=== DATA EXCERPT ===
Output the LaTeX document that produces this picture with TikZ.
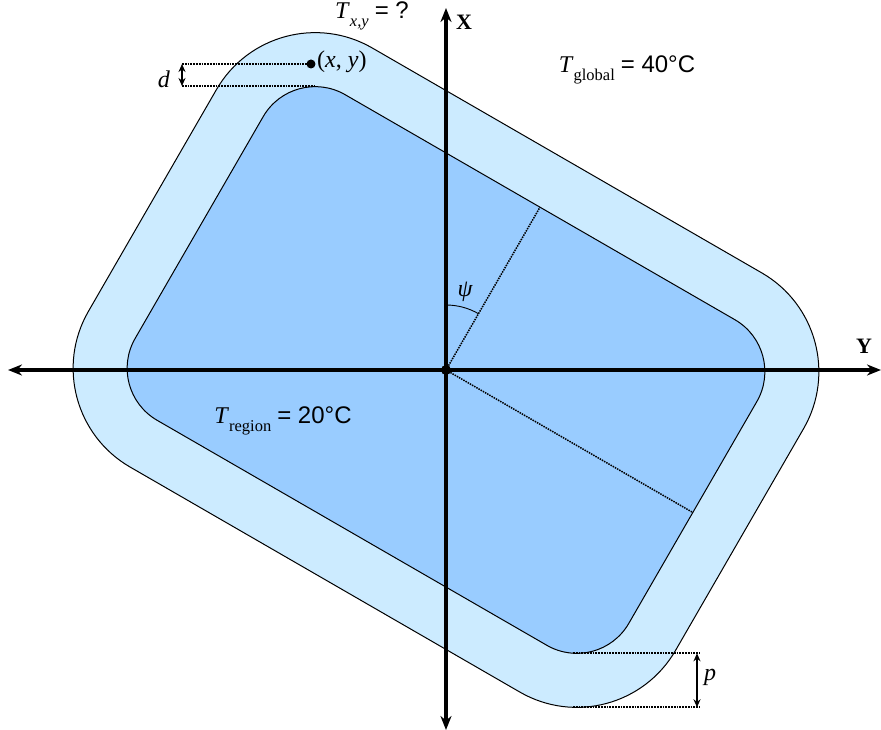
\documentclass[tikz,border=0pt]{standalone}
\usepackage{fontspec}
\setmainfont{Liberation Serif}
\setsansfont{Liberation Sans}
\usetikzlibrary{arrows.meta}
\definecolor{outerblue}{HTML}{CCEBFF}
\definecolor{innerblue}{HTML}{99CCFF}
\newcommand{\lowsub}[1]{\raisebox{-0.33em}{\fontsize{16.5}{17}\selectfont #1}}
\begin{document}
\begin{tikzpicture}[x=1pt,y=1pt,
  region/.style={draw=black,line width=1pt},
  dotline/.style={densely dotted,line width=1.8pt},
  axisline/.style={line width=3.6pt,{Stealth[length=14pt,width=11pt]}-{Stealth[length=14pt,width=11pt]}},
  dimarrow/.style={line width=2.4pt,{Stealth[length=8pt,width=7pt]}-{Stealth[length=8pt,width=7pt]}},
  lbl/.style={font=\fontsize{24}{28}\selectfont,inner sep=0pt},
  axlbl/.style={font=\fontsize{22}{26}\selectfont\bfseries,inner sep=0pt}]
\useasboundingbox (-446,-360) rectangle (435,370);
\begin{scope}[rotate=-30]
  \draw[region,fill=outerblue,rounded corners=114pt] (-339,-242) rectangle (339,242);
  \draw[region,fill=innerblue,rounded corners=60pt] (-285,-188) rectangle (285,188);
  \coordinate (O) at (0,0);
  \coordinate (ex) at (0,188);
  \coordinate (ey) at (285,0);
  \draw[dotline,line width=1.5pt] (O) -- (ex);
  \draw[dotline,line width=1.5pt] (O) -- (ey);
\end{scope}
% psi arc
\coordinate (psiA) at (0,65);
\draw[line width=0.9pt] (psiA) arc[start angle=90,end angle=60,radius=65];
% dimension d
\coordinate (P) at (-135,306);
\coordinate (dtop) at (-264,306);
\coordinate (dbot) at (-264,284);
\coordinate (itop) at (-131,284);
\draw[dotline] (dtop) -- (P);
\draw[dotline] (dbot) -- (itop);
\draw[dimarrow] (dtop) -- (dbot);
% dimension p
\coordinate (ibot) at (127,-283.3);
\coordinate (obot) at (127,-337.3);
\coordinate (ptop) at (254,-283.3);
\coordinate (pbot) at (254,-337.3);
\coordinate (parrt) at (251,-283.3);
\coordinate (parrb) at (251,-337.3);
\draw[dotline] (ibot) -- (ptop);
\draw[dotline] (obot) -- (pbot);
\draw[dimarrow] (parrt) -- (parrb);
% axes
\coordinate (xl) at (-438,0);
\coordinate (xr) at (435,0);
\coordinate (yt) at (0,362);
\coordinate (yb) at (0,-360);
\draw[axisline] (xl) -- (xr);
\draw[axisline] (yb) -- (yt);
\fill (O) circle[radius=5];
\fill (P) circle[radius=4.5];
% labels
\node[axlbl] (Xl) at (18,348) {X};
\node[axlbl] (Yl) at (418,24) {Y};
\node[lbl] (psi) at (19,78) {\itshape ψ};
\node[lbl,anchor=west] (pt) at (-129,308) {(\textit{x}, \textit{y})};
\node[lbl] (dl) at (-282,291) {\itshape d};
\node[lbl] (pl) at (264,-307) {\itshape p};
\node[lbl] (txy) at (-74,354) {\textit{T}\lowsub{\textit{x,y}} {\sffamily = ?}};
\node[lbl] (tg) at (181,300) {\textit{T}\lowsub{global} {\sffamily = 40°C}};
\node[lbl] (tr) at (-163,-51) {\textit{T}\lowsub{region} {\sffamily = 20°C}};
\end{tikzpicture}
\end{document}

=== AIM ===
Quote each line of the listing exactly, but leave the pictures out.

=== WRITTEN RESPONSE ===
Output the LaTeX document that produces this picture with TikZ.
\documentclass[tikz,border=0pt]{standalone}
\usepackage{fontspec}
\setmainfont{Liberation Serif}
\setsansfont{Liberation Sans}
\usetikzlibrary{arrows.meta}
\definecolor{outerblue}{HTML}{CCEBFF}
\definecolor{innerblue}{HTML}{99CCFF}
\newcommand{\lowsub}[1]{\raisebox{-0.33em}{\fontsize{16.5}{17}\selectfont #1}}
\begin{document}
\begin{tikzpicture}[x=1pt,y=1pt,
  region/.style={draw=black,line width=1pt},
  dotline/.style={densely dotted,line width=1.8pt},
  axisline/.style={line width=3.6pt,{Stealth[length=14pt,width=11pt]}-{Stealth[length=14pt,width=11pt]}},
  dimarrow/.style={line width=2.4pt,{Stealth[length=8pt,width=7pt]}-{Stealth[length=8pt,width=7pt]}},
  lbl/.style={font=\fontsize{24}{28}\selectfont,inner sep=0pt},
  axlbl/.style={font=\fontsize{22}{26}\selectfont\bfseries,inner sep=0pt}]
\useasboundingbox (-446,-360) rectangle (435,370);
\begin{scope}[rotate=-30]
  \draw[region,fill=outerblue,rounded corners=114pt] (-339,-242) rectangle (339,242);
  \draw[region,fill=innerblue,rounded corners=60pt] (-285,-188) rectangle (285,188);
  \coordinate (O) at (0,0);
  \coordinate (ex) at (0,188);
  \coordinate (ey) at (285,0);
  \draw[dotline,line width=1.5pt] (O) -- (ex);
  \draw[dotline,line width=1.5pt] (O) -- (ey);
\end{scope}
% psi arc
\coordinate (psiA) at (0,65);
\draw[line width=0.9pt] (psiA) arc[start angle=90,end angle=60,radius=65];
% dimension d
\coordinate (P) at (-135,306);
\coordinate (dtop) at (-264,306);
\coordinate (dbot) at (-264,284);
\coordinate (itop) at (-131,284);
\draw[dotline] (dtop) -- (P);
\draw[dotline] (dbot) -- (itop);
\draw[dimarrow] (dtop) -- (dbot);
% dimension p
\coordinate (ibot) at (127,-283.3);
\coordinate (obot) at (127,-337.3);
\coordinate (ptop) at (254,-283.3);
\coordinate (pbot) at (254,-337.3);
\coordinate (parrt) at (251,-283.3);
\coordinate (parrb) at (251,-337.3);
\draw[dotline] (ibot) -- (ptop);
\draw[dotline] (obot) -- (pbot);
\draw[dimarrow] (parrt) -- (parrb);
% axes
\coordinate (xl) at (-438,0);
\coordinate (xr) at (435,0);
\coordinate (yt) at (0,362);
\coordinate (yb) at (0,-360);
\draw[axisline] (xl) -- (xr);
\draw[axisline] (yb) -- (yt);
\fill (O) circle[radius=5];
\fill (P) circle[radius=4.5];
% labels
\node[axlbl] (Xl) at (18,348) {X};
\node[axlbl] (Yl) at (418,24) {Y};
\node[lbl] (psi) at (19,78) {\itshape ψ};
\node[lbl,anchor=west] (pt) at (-129,308) {(\textit{x}, \textit{y})};
\node[lbl] (dl) at (-282,291) {\itshape d};
\node[lbl] (pl) at (264,-307) {\itshape p};
\node[lbl] (txy) at (-74,354) {\textit{T}\lowsub{\textit{x,y}} {\sffamily = ?}};
\node[lbl] (tg) at (181,300) {\textit{T}\lowsub{global} {\sffamily = 40°C}};
\node[lbl] (tr) at (-163,-51) {\textit{T}\lowsub{region} {\sffamily = 20°C}};
\end{tikzpicture}
\end{document}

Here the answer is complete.